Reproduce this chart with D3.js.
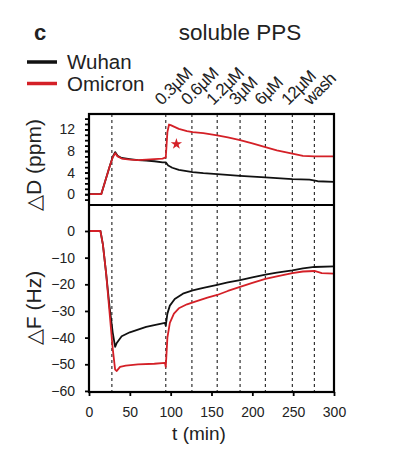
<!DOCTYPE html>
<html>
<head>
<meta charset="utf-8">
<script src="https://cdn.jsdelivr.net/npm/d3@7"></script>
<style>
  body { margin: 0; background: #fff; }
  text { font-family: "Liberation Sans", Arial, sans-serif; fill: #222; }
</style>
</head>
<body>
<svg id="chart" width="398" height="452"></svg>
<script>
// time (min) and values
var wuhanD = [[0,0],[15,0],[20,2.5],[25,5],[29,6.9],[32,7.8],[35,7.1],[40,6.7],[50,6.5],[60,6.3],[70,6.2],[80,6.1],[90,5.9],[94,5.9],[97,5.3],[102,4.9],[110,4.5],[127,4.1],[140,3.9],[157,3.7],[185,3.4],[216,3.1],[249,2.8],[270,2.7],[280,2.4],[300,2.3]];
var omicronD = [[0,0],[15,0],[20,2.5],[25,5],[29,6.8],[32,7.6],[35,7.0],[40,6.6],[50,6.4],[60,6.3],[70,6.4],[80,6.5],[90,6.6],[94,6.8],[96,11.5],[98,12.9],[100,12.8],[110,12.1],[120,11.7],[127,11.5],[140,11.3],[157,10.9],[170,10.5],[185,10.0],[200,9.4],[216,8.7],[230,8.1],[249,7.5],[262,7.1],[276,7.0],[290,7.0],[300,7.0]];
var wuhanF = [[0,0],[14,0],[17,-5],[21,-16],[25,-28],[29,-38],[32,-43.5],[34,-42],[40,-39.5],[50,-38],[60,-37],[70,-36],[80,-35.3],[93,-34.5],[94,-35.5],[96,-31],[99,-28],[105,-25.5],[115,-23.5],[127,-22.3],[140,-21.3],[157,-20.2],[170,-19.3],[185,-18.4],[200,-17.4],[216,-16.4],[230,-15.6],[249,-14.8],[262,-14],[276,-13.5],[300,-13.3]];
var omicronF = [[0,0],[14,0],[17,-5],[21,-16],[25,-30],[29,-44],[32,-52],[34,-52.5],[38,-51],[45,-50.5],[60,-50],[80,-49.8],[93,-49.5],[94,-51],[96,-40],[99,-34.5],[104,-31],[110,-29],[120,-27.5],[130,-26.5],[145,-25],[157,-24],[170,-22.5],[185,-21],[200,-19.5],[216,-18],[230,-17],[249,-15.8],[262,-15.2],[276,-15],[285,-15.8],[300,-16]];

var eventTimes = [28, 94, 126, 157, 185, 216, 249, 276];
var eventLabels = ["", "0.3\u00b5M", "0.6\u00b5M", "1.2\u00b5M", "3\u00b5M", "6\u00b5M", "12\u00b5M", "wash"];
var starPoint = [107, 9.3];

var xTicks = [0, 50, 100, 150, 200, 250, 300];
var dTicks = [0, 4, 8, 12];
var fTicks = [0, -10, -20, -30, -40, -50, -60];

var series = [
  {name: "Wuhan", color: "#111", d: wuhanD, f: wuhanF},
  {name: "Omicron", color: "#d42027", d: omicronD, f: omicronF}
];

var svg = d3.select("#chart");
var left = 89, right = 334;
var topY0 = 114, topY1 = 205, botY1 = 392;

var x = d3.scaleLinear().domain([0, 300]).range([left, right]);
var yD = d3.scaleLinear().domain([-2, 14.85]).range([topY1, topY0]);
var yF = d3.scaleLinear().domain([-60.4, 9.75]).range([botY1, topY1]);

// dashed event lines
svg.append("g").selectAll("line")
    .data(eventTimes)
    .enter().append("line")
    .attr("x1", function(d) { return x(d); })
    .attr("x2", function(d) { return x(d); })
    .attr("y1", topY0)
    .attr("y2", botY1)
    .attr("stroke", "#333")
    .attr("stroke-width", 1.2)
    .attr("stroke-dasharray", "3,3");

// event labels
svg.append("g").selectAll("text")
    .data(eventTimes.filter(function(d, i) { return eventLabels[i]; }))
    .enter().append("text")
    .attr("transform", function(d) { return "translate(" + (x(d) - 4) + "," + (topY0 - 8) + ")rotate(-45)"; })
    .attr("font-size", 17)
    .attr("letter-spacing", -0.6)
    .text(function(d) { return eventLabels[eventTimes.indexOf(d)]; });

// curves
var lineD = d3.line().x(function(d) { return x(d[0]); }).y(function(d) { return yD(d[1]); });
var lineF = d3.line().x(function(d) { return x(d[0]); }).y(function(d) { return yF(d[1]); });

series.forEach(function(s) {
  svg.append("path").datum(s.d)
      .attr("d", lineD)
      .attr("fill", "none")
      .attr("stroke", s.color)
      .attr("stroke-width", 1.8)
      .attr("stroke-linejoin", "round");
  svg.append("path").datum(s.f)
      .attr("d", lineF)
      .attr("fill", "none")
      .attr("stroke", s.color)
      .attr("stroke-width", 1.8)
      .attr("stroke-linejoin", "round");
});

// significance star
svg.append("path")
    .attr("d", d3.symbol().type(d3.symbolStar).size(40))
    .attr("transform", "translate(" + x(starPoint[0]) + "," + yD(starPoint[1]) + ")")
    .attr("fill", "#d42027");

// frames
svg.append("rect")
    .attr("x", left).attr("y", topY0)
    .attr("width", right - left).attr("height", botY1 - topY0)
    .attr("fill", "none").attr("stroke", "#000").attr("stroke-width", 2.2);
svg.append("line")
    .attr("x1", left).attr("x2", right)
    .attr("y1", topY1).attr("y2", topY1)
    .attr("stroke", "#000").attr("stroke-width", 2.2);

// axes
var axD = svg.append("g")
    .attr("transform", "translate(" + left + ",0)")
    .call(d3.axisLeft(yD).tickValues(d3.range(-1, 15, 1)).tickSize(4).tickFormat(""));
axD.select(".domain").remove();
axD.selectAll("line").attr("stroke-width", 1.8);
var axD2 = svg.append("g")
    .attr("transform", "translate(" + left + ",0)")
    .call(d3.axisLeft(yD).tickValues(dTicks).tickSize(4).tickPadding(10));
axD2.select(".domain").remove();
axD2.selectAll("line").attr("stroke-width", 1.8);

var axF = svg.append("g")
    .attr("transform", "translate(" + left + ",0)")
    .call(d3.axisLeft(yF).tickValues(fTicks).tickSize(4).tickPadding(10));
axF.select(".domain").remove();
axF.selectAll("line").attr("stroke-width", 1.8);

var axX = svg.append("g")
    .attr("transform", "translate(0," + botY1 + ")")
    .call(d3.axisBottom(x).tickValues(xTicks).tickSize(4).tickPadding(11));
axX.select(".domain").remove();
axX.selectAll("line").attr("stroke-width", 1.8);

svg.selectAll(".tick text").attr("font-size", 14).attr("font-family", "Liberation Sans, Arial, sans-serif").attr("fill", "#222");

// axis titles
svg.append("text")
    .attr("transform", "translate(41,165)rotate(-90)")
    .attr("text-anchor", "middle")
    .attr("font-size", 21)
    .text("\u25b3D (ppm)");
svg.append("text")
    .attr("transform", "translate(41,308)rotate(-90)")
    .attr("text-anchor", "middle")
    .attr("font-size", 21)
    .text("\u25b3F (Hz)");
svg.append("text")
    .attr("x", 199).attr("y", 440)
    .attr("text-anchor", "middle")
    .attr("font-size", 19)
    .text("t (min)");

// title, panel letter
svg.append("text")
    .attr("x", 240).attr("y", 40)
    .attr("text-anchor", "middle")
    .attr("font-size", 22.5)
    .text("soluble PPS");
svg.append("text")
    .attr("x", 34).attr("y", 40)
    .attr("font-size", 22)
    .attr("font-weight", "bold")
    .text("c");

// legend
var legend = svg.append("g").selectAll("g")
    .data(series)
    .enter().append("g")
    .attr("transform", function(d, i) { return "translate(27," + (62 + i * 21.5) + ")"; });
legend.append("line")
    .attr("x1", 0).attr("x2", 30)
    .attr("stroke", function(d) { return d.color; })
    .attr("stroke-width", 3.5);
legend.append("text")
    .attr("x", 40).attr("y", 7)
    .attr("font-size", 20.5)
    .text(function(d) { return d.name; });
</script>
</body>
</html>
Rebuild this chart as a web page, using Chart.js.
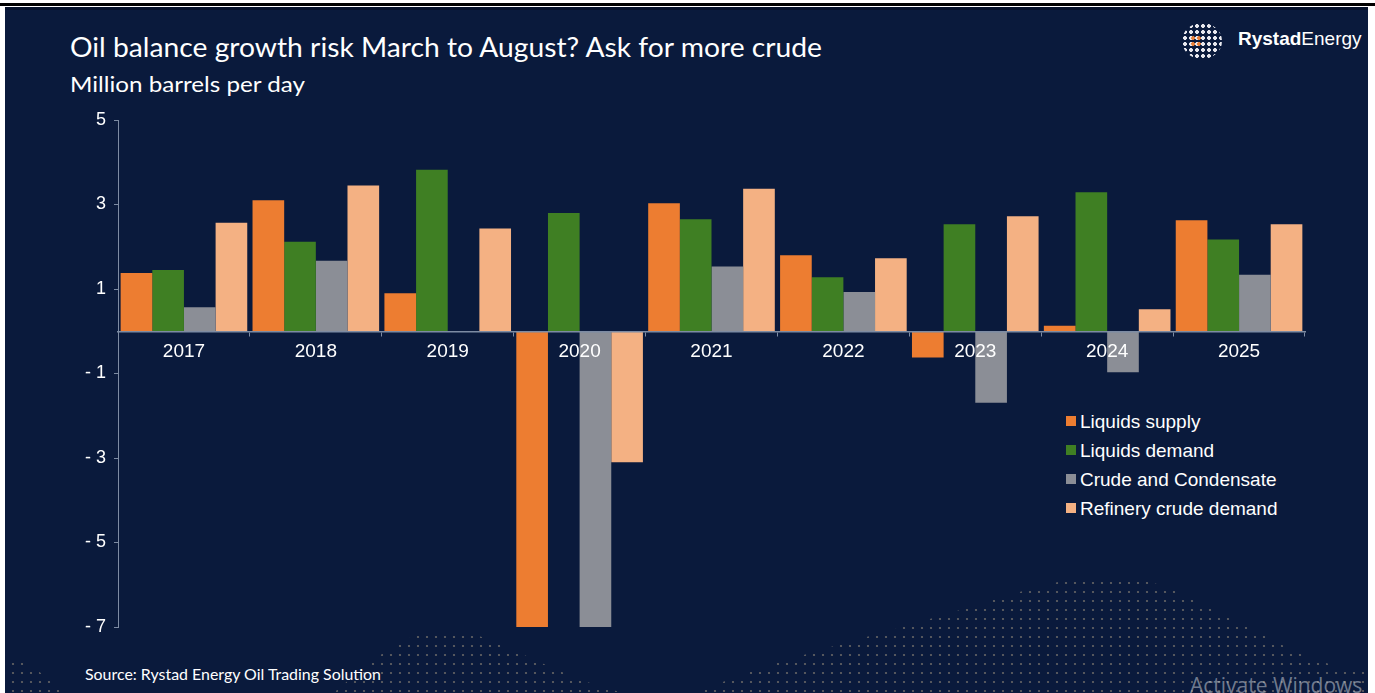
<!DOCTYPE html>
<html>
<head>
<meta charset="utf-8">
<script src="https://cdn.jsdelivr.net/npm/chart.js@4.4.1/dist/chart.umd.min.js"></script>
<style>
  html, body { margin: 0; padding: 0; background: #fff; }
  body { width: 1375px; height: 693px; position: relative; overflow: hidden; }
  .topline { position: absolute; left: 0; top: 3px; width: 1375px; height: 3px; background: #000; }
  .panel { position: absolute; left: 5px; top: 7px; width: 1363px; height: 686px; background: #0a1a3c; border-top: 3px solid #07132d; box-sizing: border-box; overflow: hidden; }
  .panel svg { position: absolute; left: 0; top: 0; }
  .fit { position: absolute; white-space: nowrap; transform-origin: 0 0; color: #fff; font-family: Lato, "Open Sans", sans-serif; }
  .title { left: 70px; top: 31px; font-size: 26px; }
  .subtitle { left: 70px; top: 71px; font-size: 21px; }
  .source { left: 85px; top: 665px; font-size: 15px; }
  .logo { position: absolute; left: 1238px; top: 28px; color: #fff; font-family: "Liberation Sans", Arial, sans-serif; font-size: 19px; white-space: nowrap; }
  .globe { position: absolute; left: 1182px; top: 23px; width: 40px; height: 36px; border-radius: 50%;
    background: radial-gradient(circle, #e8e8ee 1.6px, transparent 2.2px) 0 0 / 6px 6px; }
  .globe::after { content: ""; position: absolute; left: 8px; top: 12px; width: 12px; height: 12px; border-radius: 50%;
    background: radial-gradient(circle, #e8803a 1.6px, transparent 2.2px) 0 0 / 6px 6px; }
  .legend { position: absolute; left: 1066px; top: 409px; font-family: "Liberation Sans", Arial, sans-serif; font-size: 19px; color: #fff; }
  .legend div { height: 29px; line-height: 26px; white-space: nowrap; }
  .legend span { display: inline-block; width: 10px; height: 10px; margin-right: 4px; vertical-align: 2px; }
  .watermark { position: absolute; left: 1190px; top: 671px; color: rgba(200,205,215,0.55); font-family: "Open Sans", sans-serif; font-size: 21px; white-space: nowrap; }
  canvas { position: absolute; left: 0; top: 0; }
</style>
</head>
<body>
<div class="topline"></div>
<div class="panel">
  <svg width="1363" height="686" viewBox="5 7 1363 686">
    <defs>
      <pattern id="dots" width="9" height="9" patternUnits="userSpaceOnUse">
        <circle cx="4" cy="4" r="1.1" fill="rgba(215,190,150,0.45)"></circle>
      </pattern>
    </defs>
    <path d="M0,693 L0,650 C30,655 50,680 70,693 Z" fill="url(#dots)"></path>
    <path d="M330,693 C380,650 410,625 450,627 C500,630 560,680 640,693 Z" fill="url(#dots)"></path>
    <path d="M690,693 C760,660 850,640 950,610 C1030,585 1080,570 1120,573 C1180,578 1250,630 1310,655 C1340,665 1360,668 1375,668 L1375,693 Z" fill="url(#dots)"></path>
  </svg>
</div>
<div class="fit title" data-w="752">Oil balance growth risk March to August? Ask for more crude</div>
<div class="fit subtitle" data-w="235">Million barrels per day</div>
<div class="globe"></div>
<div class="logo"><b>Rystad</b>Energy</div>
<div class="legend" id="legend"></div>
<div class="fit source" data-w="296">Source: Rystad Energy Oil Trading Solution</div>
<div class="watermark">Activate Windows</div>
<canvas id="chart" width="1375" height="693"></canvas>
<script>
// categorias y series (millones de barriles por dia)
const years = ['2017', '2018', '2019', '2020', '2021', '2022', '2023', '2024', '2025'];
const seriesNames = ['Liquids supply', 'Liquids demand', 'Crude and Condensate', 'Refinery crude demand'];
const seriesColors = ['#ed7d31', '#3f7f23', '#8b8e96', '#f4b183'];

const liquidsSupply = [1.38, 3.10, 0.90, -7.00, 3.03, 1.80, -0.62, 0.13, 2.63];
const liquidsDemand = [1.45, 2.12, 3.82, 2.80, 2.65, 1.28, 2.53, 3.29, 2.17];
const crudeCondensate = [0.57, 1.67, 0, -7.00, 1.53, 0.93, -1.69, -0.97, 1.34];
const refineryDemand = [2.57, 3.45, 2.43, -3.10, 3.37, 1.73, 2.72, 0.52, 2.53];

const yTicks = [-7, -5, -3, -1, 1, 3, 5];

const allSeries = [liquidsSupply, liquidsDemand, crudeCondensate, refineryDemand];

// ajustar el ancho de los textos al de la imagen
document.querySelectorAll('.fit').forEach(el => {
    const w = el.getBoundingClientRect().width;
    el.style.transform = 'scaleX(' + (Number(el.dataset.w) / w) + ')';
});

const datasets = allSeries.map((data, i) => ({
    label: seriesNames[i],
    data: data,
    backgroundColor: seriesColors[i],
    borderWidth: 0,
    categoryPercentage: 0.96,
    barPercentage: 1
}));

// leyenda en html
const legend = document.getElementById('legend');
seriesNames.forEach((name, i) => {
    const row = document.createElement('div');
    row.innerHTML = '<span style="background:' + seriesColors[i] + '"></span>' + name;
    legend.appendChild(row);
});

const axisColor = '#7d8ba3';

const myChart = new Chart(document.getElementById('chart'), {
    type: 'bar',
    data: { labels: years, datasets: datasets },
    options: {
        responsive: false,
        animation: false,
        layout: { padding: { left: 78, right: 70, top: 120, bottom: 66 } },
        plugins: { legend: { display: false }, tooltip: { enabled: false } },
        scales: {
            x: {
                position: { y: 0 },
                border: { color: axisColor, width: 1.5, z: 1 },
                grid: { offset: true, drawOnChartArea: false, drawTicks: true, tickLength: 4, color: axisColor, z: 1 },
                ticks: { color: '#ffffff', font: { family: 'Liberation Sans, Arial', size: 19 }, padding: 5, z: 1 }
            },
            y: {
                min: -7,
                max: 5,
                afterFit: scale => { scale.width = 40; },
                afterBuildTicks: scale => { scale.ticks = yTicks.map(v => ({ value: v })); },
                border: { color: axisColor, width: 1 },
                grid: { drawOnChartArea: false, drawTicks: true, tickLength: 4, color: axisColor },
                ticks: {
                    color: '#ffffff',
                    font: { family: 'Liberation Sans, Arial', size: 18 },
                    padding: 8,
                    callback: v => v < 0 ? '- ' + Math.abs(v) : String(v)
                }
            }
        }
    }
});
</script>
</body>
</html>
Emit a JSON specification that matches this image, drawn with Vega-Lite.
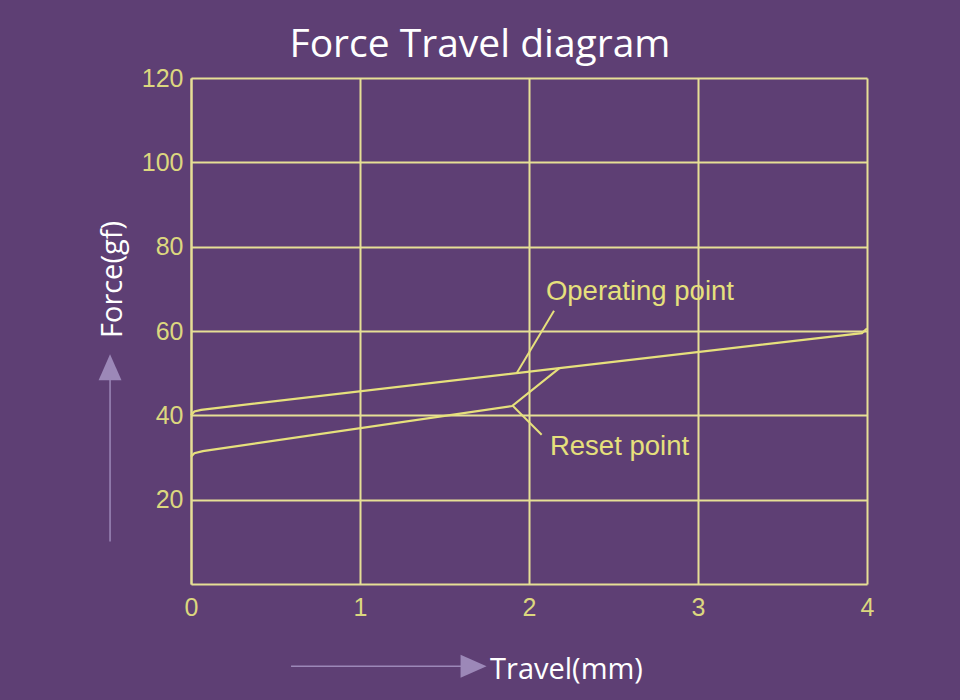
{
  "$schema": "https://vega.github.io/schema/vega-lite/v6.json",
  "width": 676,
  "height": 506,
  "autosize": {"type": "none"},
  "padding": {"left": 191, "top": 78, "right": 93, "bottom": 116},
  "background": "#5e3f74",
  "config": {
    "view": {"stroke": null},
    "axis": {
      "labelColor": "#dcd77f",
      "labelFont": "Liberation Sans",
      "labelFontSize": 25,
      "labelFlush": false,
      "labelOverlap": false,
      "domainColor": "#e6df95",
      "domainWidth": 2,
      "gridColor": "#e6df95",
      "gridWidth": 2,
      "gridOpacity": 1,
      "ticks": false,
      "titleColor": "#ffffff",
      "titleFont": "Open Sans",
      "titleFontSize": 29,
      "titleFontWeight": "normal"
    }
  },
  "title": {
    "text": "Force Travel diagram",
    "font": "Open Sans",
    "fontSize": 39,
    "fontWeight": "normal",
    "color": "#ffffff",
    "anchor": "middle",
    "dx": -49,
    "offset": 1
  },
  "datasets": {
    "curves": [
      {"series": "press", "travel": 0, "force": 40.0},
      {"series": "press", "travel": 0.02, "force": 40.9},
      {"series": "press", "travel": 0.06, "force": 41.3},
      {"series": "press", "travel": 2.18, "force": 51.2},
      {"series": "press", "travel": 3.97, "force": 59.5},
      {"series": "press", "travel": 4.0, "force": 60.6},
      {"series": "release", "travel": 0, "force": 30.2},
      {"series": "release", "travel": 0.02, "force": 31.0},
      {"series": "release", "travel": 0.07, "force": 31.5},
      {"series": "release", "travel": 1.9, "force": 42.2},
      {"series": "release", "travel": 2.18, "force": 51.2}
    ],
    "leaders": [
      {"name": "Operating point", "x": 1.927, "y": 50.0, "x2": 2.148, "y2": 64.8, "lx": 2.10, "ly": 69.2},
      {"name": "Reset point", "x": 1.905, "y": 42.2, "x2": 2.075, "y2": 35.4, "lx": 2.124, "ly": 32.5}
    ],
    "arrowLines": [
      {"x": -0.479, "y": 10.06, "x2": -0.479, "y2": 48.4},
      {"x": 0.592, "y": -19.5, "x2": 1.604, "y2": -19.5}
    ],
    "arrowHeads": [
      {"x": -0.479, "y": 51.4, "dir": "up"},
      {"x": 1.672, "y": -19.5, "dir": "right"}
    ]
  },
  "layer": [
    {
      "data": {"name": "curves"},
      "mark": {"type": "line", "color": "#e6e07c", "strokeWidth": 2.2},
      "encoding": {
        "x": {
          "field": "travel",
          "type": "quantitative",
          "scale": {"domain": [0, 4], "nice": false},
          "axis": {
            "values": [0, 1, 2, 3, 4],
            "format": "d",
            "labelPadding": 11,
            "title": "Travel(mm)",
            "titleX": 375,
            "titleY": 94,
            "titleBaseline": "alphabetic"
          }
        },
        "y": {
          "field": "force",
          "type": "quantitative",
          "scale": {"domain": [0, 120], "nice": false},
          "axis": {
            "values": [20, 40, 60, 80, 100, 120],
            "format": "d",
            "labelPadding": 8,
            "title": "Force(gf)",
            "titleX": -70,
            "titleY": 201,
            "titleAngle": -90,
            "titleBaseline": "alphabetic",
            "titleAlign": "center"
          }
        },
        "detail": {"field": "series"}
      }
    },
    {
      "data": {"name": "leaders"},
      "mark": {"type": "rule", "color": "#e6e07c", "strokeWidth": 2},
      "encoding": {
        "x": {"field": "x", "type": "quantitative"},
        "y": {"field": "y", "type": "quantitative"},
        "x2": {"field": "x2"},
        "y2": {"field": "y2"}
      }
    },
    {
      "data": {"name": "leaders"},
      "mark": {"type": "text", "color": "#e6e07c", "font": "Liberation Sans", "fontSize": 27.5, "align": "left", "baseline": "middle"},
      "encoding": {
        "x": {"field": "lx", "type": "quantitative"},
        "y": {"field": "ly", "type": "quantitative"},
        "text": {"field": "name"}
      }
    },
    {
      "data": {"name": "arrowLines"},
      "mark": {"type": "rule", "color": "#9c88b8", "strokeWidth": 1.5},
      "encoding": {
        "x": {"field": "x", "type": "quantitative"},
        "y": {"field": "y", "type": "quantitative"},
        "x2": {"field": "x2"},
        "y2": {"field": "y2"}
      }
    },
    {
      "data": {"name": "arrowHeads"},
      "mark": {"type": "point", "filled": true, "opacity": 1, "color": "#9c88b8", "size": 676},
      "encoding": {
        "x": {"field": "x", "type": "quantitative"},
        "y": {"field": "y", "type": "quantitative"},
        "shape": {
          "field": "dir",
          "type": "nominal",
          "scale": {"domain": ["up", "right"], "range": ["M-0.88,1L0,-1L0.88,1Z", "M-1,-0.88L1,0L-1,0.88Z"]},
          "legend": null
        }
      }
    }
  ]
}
··········
Gather all lines where the word "with" appears.

== Written response ==
Reproduce this chart with D3.js.
Emit a JSON specification that matches this image, drawn with Vega-Lite.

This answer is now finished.